I know that last night’s slide show of photos of my son, Chris, and his classmates, who graduate from high school tonight, was supposed to make me cry. But it didn’t. Neither did last week’s awards ceremonies, or his last track meet, or, likely, tonight’s graduation.
No, what made me cry is when Chris, my youngest, said goodbye this morning and left for his last day of high school, shutting the back door behind him. Then I cried again an hour later, because I sold our kitchen table. I won’t need it in my new house at the Jersey Shore where we–well, mostly me–will live starting next month. Though I’m very excited about this next chapter in my life, I know that the last chapter is closing with a very long exhale that I wasn’t sure I’d be around to take.

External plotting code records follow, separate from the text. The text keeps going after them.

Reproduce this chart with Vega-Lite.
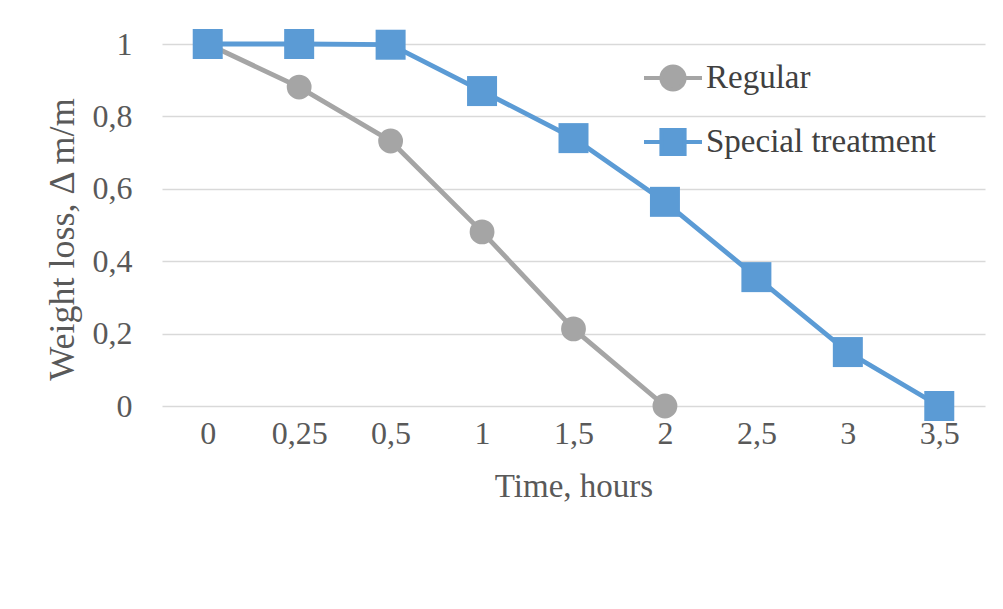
{
  "$schema": "https://vega.github.io/schema/vega-lite/v6.json",
  "width": 823,
  "height": 362,
  "autosize": {"type": "none"},
  "padding": {"left": 162, "top": 44, "right": 18, "bottom": 203},
  "background": "white",
  "config": {
    "view": {"stroke": null},
    "font": "Liberation Serif",
    "axis": {"labelFont": "Liberation Serif", "titleFont": "Liberation Serif", "labelColor": "#595959", "titleColor": "#595959", "titleFontWeight": "normal"}
  },
  "data": {
    "values": [
      {"t": 0, "series": "Regular", "v": 1},
      {"t": 0.25, "series": "Regular", "v": 0.881},
      {"t": 0.5, "series": "Regular", "v": 0.732},
      {"t": 1, "series": "Regular", "v": 0.481},
      {"t": 1.5, "series": "Regular", "v": 0.213},
      {"t": 2, "series": "Regular", "v": 0},
      {"t": 0, "series": "Special treatment", "v": 1},
      {"t": 0.25, "series": "Special treatment", "v": 1},
      {"t": 0.5, "series": "Special treatment", "v": 0.998},
      {"t": 1, "series": "Special treatment", "v": 0.87},
      {"t": 1.5, "series": "Special treatment", "v": 0.74},
      {"t": 2, "series": "Special treatment", "v": 0.564},
      {"t": 2.5, "series": "Special treatment", "v": 0.356},
      {"t": 3, "series": "Special treatment", "v": 0.149},
      {"t": 3.5, "series": "Special treatment", "v": 0}
    ]
  },
  "encoding": {
    "x": {
      "field": "t", "type": "ordinal",
      "axis": {"title": "Time, hours", "labelAngle": 0, "ticks": false, "domain": false, "grid": false, "labelFontSize": 32, "titleFontSize": 33, "labelPadding": 12, "titlePadding": 21, "labelExpr": "replace(datum.label, '.', ',')"}
    },
    "y": {
      "field": "v", "type": "quantitative",
      "scale": {"domain": [0, 1], "nice": false},
      "axis": {"title": "Weight loss, Δ m/m", "values": [0, 0.2, 0.4, 0.6, 0.8, 1], "ticks": false, "domain": false, "grid": true, "gridColor": "#D9D9D9", "gridWidth": 1.5, "labelFontSize": 32, "titleFontSize": 36, "labelPadding": 30, "titlePadding": 11, "titleY": 195, "labelExpr": "replace(format(datum.value, '~g'), '.', ',')"}
    },
    "color": {
      "field": "series", "type": "nominal",
      "scale": {"domain": ["Regular", "Special treatment"], "range": ["#A5A5A5", "#5B9BD5"]},
      "legend": {
        "title": null, "orient": "none", "legendX": 480, "legendY": 3,
        "labelFont": "Liberation Serif", "labelFontSize": 33, "labelColor": "#404040", "labelOffset": 2, "labelLimit": 0,
        "symbolSize": 3364, "rowPadding": 13, "symbolStrokeWidth": 4,
        "encode": {
          "symbols": {
            "update": {
              "shape": {"signal": "datum.value === 'Regular' ? 'M-1,0L-0.4,0A0.4,0.4,0,1,1,0.4,0A0.4,0.4,0,1,1,-0.4,0M0.4,0L1,0' : 'M-1,0L-0.4,0L-0.4,-0.41L0.4,-0.41L0.4,0.41L-0.4,0.41L-0.4,0M0.4,0L1,0'"},
              "fill": {"signal": "scale('color', datum.value)"},
              "stroke": {"signal": "scale('color', datum.value)"},
              "strokeWidth": {"value": 4},
              "size": {"value": 3364}
            }
          }
        }
      }
    }
  },
  "layer": [
    {"mark": {"type": "line", "strokeWidth": 4.8}},
    {
      "transform": [{"filter": "datum.series === 'Regular'"}],
      "mark": {"type": "point", "filled": true, "opacity": 1, "shape": "circle", "size": 616}
    },
    {
      "transform": [{"filter": "datum.series === 'Special treatment'"}],
      "mark": {"type": "point", "filled": true, "opacity": 1, "shape": "square", "size": 900}
    }
  ]
}
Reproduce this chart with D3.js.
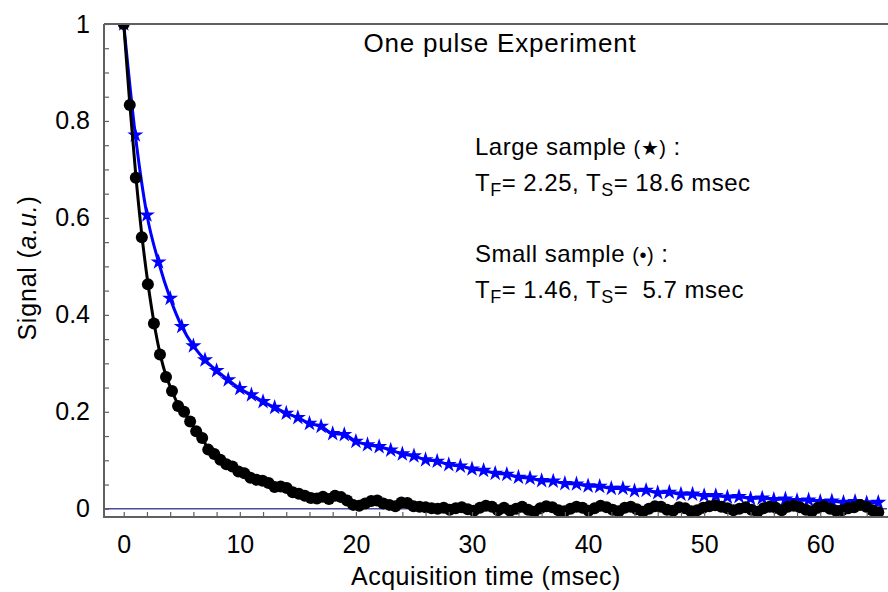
<!DOCTYPE html>
<html><head><meta charset="utf-8">
<script src="https://cdn.jsdelivr.net/npm/d3@7"></script>
<style>
body{margin:0;background:#fff}
text{font-family:"Liberation Sans",Arial,Helvetica,sans-serif;fill:#000;white-space:pre}
</style>
</head><body>
<svg id="c" width="888" height="592"></svg>
<script>
// ---- data ----
const largeDt = 1.0;   // ms between star points
const largeSample = [1.000,0.771,0.606,0.509,0.434,0.376,0.336,0.307,0.285,0.266,0.248,0.235,0.221,0.209,0.197,0.188,0.176,0.170,0.155,0.153,0.139,0.132,0.128,0.121,0.113,0.109,0.101,0.098,0.091,0.088,0.082,0.079,0.073,0.071,0.065,0.063,0.058,0.057,0.052,0.051,0.047,0.046,0.042,0.042,0.037,0.038,0.033,0.034,0.030,0.030,0.027,0.027,0.024,0.025,0.021,0.022,0.019,0.020,0.017,0.018,0.015,0.016,0.013,0.015,0.012,0.013];
const smallDt = 0.52;  // ms between dot points
const smallSample = [1.000,0.833,0.683,0.560,0.463,0.382,0.318,0.272,0.243,0.212,0.200,0.180,0.160,0.146,0.122,0.113,0.101,0.092,0.087,0.077,
0.073,0.064,0.060,0.058,0.053,0.045,0.046,0.043,0.034,0.031,0.027,0.022,0.021,0.025,0.020,0.027,0.024,0.017,0.008,0.006,
0.011,0.016,0.017,0.011,0.008,0.005,0.013,0.012,0.005,0.004,0.003,0.001,0.000,0.002,-0.002,0.001,0.003,-0.001,-0.004,0.002,
0.006,0.004,-0.003,0.002,-0.004,0.000,0.004,-0.002,-0.006,0.001,0.005,0.003,-0.003,-0.005,0.000,0.004,0.002,-0.004,0.001,0.006,
0.003,-0.002,-0.005,0.002,0.004,-0.001,-0.006,0.000,0.005,0.004,-0.002,-0.004,0.003,0.001,-0.005,-0.003,0.002,0.005,0.007,0.004,
0.001,-0.003,0.000,0.003,-0.002,-0.006,0.001,0.004,0.002,-0.003,0.004,0.006,0.003,-0.002,-0.005,0.002,0.005,0.000,-0.004,-0.003,
0.001,0.003,0.008,0.004,-0.003,-0.007];
const xTickLabels = [0,10,20,30,40,50,60];
const xMinorTicks = d3.range(0, 66, 2);
const yTickLabels = [0,0.2,0.4,0.6,0.8,1];
const yMinorTicks = d3.range(0, 1.0001, 0.05);
const titleText = "One pulse Experiment";

// ---- layout ----
const svg = d3.select("#c");
const L = 104, R = 887, T = 24, B = 517;
const x = d3.scaleLinear().domain([-1.7, 65.75]).range([L, R]);
const y = d3.scaleLinear().domain([-0.017, 1.0]).range([B, T]);

const large = largeSample.map((v,i)=>({t:i*largeDt, v}));
const small = smallSample.map((v,i)=>({t:i*smallDt, v}));

svg.append("clipPath").attr("id","pc").append("rect")
  .attr("x",L).attr("y",T).attr("width",R-L).attr("height",B-T);

// zero line
svg.append("line").attr("x1",L).attr("x2",R).attr("y1",y(0)).attr("y2",y(0))
  .attr("stroke","#4a4aa0").attr("stroke-width",1.3);

const plot = svg.append("g").attr("clip-path","url(#pc)");

const lineBlue = d3.line().x(d=>x(d.t)).y(d=>y(d.v)).curve(d3.curveMonotoneX);
const lineBlack = d3.line().x(d=>x(d.t)).y(d=>y(d.v)).curve(d3.curveBasis);

plot.append("path").datum(large).attr("d",lineBlue)
  .attr("fill","none").attr("stroke","#0000ff").attr("stroke-width",3);
plot.selectAll(".star").data(large).join("path").attr("class","star")
  .attr("d", d3.symbol(d3.symbolStar, 80))
  .attr("transform", d=>`translate(${x(d.t)},${y(d.v)})`)
  .attr("fill","#0000ff");

plot.append("path").datum(small).attr("d",lineBlack)
  .attr("fill","none").attr("stroke","#000").attr("stroke-width",3);
plot.selectAll(".dot").data(small).join("circle").attr("class","dot")
  .attr("cx", d=>x(d.t)).attr("cy", d=>y(d.v)).attr("r",6).attr("fill","#000");

// ---- axes ----
const axisColor = "#606060";
const gxMinor = svg.append("g").attr("transform",`translate(0,${B})`)
  .call(d3.axisBottom(x).tickValues(xMinorTicks).tickSizeInner(-5).tickSizeOuter(0).tickFormat(""));
gxMinor.select(".domain").remove();
const gxLab = svg.append("g").attr("transform",`translate(0,${B})`)
  .call(d3.axisBottom(x).tickValues(xTickLabels).tickSize(0).tickPadding(18).tickFormat(d3.format("d")));
gxLab.select(".domain").remove();
gxLab.selectAll("text").attr("font-size",25).attr("font-family","Liberation Sans, Arial, sans-serif");

const gyMinor = svg.append("g").attr("transform",`translate(${L},0)`)
  .call(d3.axisLeft(y).tickValues(yMinorTicks).tickSizeInner(-5).tickSizeOuter(0).tickFormat(""));
gyMinor.select(".domain").remove();
const gyLab = svg.append("g").attr("transform",`translate(${L},0)`)
  .call(d3.axisLeft(y).tickValues(yTickLabels).tickSize(0).tickPadding(14)
    .tickFormat(v => (v===0||v===1) ? d3.format("d")(v) : d3.format(".1f")(v)));
gyLab.select(".domain").remove();
gyLab.selectAll("text").attr("font-size",25).attr("font-family","Liberation Sans, Arial, sans-serif");

svg.selectAll(".tick line").attr("stroke",axisColor).attr("stroke-width",1.2);

// frame lines
svg.append("path").attr("d",`M${L},${T}H888M${L},${T}V${B}H888`)
  .attr("fill","none").attr("stroke",axisColor).attr("stroke-width",2);

// ---- text ----
svg.append("text").attr("x",500).attr("y",52).attr("text-anchor","middle")
  .attr("font-size",26).attr("letter-spacing",0.8).text(titleText);

const xt = svg.append("text").attr("x",486).attr("y",585).attr("text-anchor","middle")
  .attr("font-size",25).attr("letter-spacing",0.5);
xt.append("tspan").text("Acquisition time ");
xt.append("tspan").text("(msec)");

const yt = svg.append("text").attr("transform","translate(36,268) rotate(-90)")
  .attr("text-anchor","middle").attr("font-size",25).attr("letter-spacing",0.8);
yt.append("tspan").text("Signal (");
yt.append("tspan").attr("font-style","italic").text("a.u.");
yt.append("tspan").text(")");

function legendLine(yy, parts){
  const t = svg.append("text").attr("x",475).attr("y",yy).attr("font-size",24).attr("letter-spacing",0.5);
  parts.forEach(p=>{
    const s = t.append("tspan").text(p.s);
    if(p.sub){ s.attr("font-size",18).attr("dy",5); }
    if(p.up){ s.attr("dy",-5); }
    if(p.small){ s.attr("font-size",20); }
  });
}
legendLine(155, [{s:"Large sample "},{s:"(\u2605)",small:true},{s:" :"}]);
legendLine(191, [{s:"T"},{s:"F",sub:true},{s:"= 2.25, T",up:true},{s:"S",sub:true},{s:"= 18.6 msec",up:true}]);
legendLine(262, [{s:"Small sample "},{s:"(\u2022)",small:true},{s:" :"}]);
legendLine(298, [{s:"T"},{s:"F",sub:true},{s:"= 1.46, T",up:true},{s:"S",sub:true},{s:"=  5.7 msec",up:true}]);
</script>
</body></html>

My perspective on this year’s graduation appears to be different from everyone else’s. This became clear at Accepted Students Day at Ithaca College this spring. While Chris went off to attend some student-focused sessions, I stayed in the auditorium for a parent-focused one. There, mom after dad after mom asked questions about safety on campus, and whether their kid can find guitar lessons in town, and what to do if they don’t like their roommate, and what size sheets the beds take. Meanwhile, I sat in my chair and refrained from blurting out, “Let them go!”
Just let them go. I know it’s not easy when you’ve spent the last 18 years carting them to lessons and practices and looking over homework and softening the blow of a broken heart. But let them go. We raised them to leave us. That was the whole point.
Commencement means beginning, not ending. The lives we prepared them for are just now beginning, and we’ve done all we can to get them here. Of course, we’ll be there to help guide them through the bumpy parts of adulthood if they need it, even if it’s just by text hundreds of miles apart. But dammit, we did it! We raised them!
I realize that this perspective of mine doesn’t jibe with modern parenthood. But what’s in the future doesn’t make me sad, and what’s in the past doesn’t really, either. When my youngest shut the back door this morning to head to high school for the very last time, it was like crossing a finish line after a long marathon. Yet that marathon was almost cut short 10 years ago when I had cancer. That autumn, I drove past a Christmas tree farm every day on my way to radiation treatments, and begged God to let me live long enough to see those trees grow tall enough to be cut down.
In other words: Please let me see my kids grow up.
And now, I have. Nick finished his first year at art school in New York City, and Chris leaves for Ithaca this fall. I’ve sold the house and I’m downsizing to a beach house that’s close enough to the ferry to Manhattan that I can keep on working in medical writing there, which I’ve done for the past few years. I haven’t blogged much; the last time was a year ago today for Nick’s high school graduation. I just had less and less to say as the heavy lifting of parenting got lighter and lighter.
Now, it’s time to let MommaSaid go, too. I launched it in 2003 when my kids were little and I was a married, work-at-home mom in search of camaraderie and validation in the years before social media took over our social lives. It was a place to record the amazing and funny things that happened while driving the minivan to soccer practice, before every damn mother in America started doing the same thing in blogs and on Facebook and Instagram.
It’s the end of an era. The end of one of the very first mom blogs. The end of parenting kids living under my roof year-round. The end of my kitchen table being in the kitchen where I’ve fed my kids all their lives. The end of raising my kids to leave me.
But, dammit, I did it! I raised them! Best of all, I lived long enough to see them grow up. And that’s what makes me cry.